In my previous piece last week, I saw the best possible trades for the coming week as long of the Forex currency pairs EUR/USD and, to a lesser extent, GBP/USD. The individual results were not good, with EUR/USD falling in value by 1.65%, and GBP/USD falling in value by 2.09%, producing an average loss of 1.87%.

The most important development in the market is the continuing sharp fall in the U.S. stock market from an all-time high price only two weeks ago. Although many analysts are pinning the fall on rising long-term U.S. bond prompting profit taking, which came into focus two weeks ago with strong earnings data suggesting a steepening pace of rate hikes, the market had already been falling strongly before that, with stronger downwards momentum over time than the preceding price rise over recent weeks. Weekly falls as strong as last week’s are not very common, happening only 58 times since 1950. They often coincide with the start of a major bear market, although the price tends to recover at first. This suggests that it is worth keeping a close eye on the stock market over the next few weeks as we may be seeing the beginning of the end of the long-term, multi-year bull market. The price of the S&P 500 Index is currently down 8.79% from its high, although it reached correction territory exceeding -10% during early trading last Friday, when it hit a 4-month low. I consider a weekly close at a new 6-month low to be indicative of a bear market in U.S. stocks.

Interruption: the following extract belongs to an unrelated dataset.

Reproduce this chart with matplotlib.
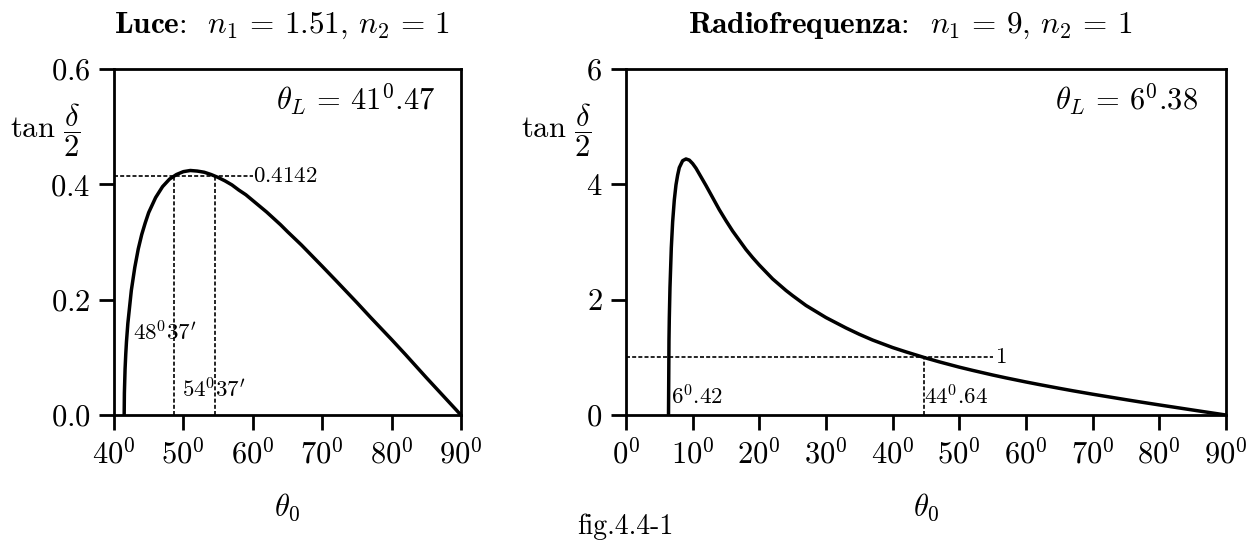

The sharp falls in stock markets have had a pronounced impact on the Forex market, dwarfing the effect of anything from central banks or major economic data releases. What we see now is a strong flow into safe-haven assets such as the U.S. Dollar, Japanese Yen, and Swiss Franc, and a strong flow out of risky assets, especially the commodity currencies. This is counter-trend, as the U.S. Dollar is below its prices of three and six months ago, which puts it in a long-term downwards trend. However, sentiment is so strongly in favor of safe-haven assets now that it probably makes sense to be positioned counter trend.